Circulating IgG4/IgG ASC percentages of greater than five percent are a more sensitive and reliable marker for disease activity in patients with IgG4-RD, researchers report.
Writing in a presentation given at the 2016 American College of Rheumatology annual meeting, researchers from Emory University School of Medicine reported that this measure may be a more dependable measure for both diagnosis and disease activity monitoring as opposed to elevated serum IgG4 concentrations — which are currently considered the best marker of disease activity. The results are preliminary.
Several autoimmune diseases may be considered immunoglobulin G4 related and are characterized by fibro-inflammatory involvement of multiple organs. Because masses can crop up in several organs, these diseases may mimic cancer, infections or other inflammatory immune related diseases. Currently the standard diagnostic test is an elevated serum immunoglobulin G4 concentration. The authors suggest that the immunoglobulin G4 serum marker is not reliable in that it misses the diagnosis in a large number of patients. They further hypothesize that directly measuring immunoglobulin G4 antibody secreting cells (ASCs) may be a more reliable maker for diagnosis of immunoglobulin G4 related diseases.

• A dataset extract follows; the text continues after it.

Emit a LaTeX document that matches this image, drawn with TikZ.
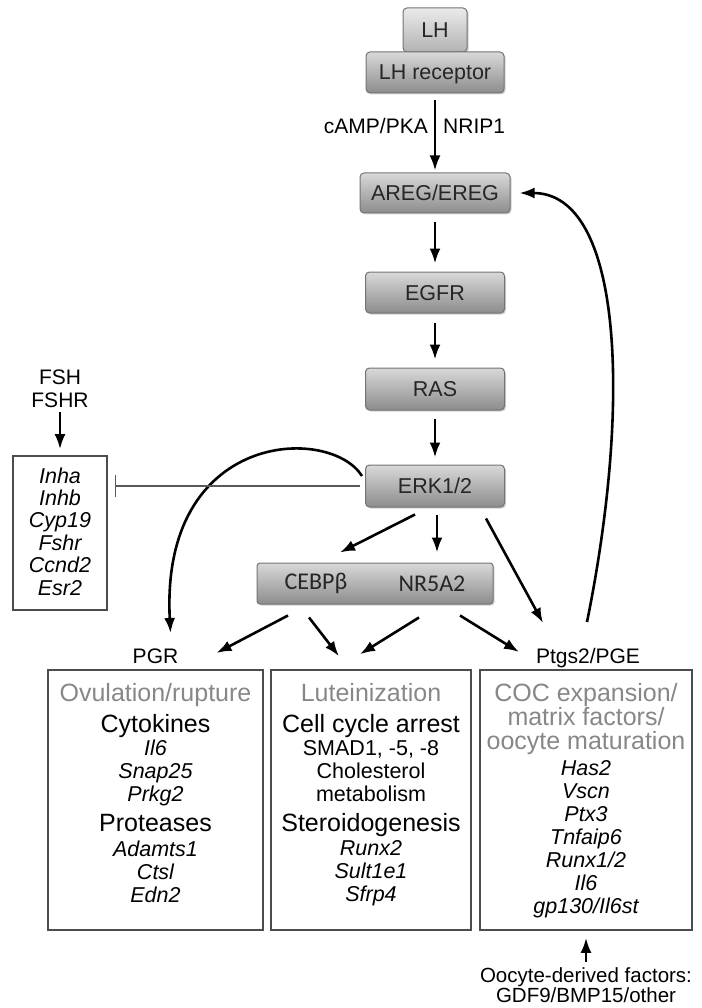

Study subjects included 30 patients with immunoglobulin G4 related diseases who manifested a range of disease activity, 4 patients with non-immunoglobulin G4 related diseases that had similar presentations, and 7 control subjects without disease. Serum levels of immunoglobulin G4 were measured utilizing nephelometry assays and immunoglobulin G4 antibody secreting cells were quantified with enzyme-linked immunospot assays. The authors used the immunoglobulin G4 responder index (RI) to classify 24 of the subjects as having active disease.
Analysis revealed elevated serum levels of immunoglobulin G4 in 10 of the immunoglobulin G4 related disease patients or 33% while immunoglobulin G4/immunoglobulin enzyme-linked immunospot assays >5% were found in 23 subjects or 76%. Every one of the immunoglobulin G4 related disease patients with elevated serum levels also fell in the >5% immunospot category.
The most pertinent finding was that 11 out of 13 subjects with normal serum immunoglobulin G4 levels but high numbers on the immunospot assay had active immunoglobulin g4 related disease with immunoglobulin G4 responder indices >3. Further confirming the authors hypothesis, of the patients with active disease and normal serum immunoglobulin G4 levels, 76% also had immunoglobulin G4/immunoglobulin G antibody secreting cell fractions greater than 5% in contrast to only 5 out of 21 active disease patients having elevated serum immunoglobulin G4 levels (23% r=0.23 and p=0.18). The fact that one control patient had elevated serum immunoglobulin G4 levels but a normal immunospot assay further supports the authors’ claim that the immunoglobulin G4 antibody secreting cell immunospot assay (ELISpot) improves reliability and specificity over serum immunoglobulin G4 levels for diagnosis and monitoring of disease activity in patients with immunoglobulin G4 related disease.
- Currently measuring serum levels of immunoglobulin G4 is the established method for diagnosis and monitoring of disease activity in immunoglobulin G4 related disease (IgG4-RD).
- Serum immunoglobulin G4 monitoring fails to identify many patients with immunoglobulin G4 related disease.
- Enzyme-linked immunospot assays quantifying immunoglobulin G4 antibody secreting cells were more sensitive (76%) than elevated serum immunoglobulin levels (23%) at detecting patients with active immunoglobulin G4 related disease.
- Circulating immunoglobulin G4/immunoglobulin G antibody secreting cell percentages >5% represents a more sensitive and reliable biomarker for diagnosing and monitoring disease activity in patients with immunoglobulin G4 related disease.
"Circulating IgG4 Antibody Secreting Cells Are Better Biomarker of Disease Activity Compared to Serum IgG4 Levels in Patients with IgG4-Related Disease," Arezou Khosroshahi. Nov. 13, 2016. 2016 American College of Rheumatology annual meeting. Abstract 939.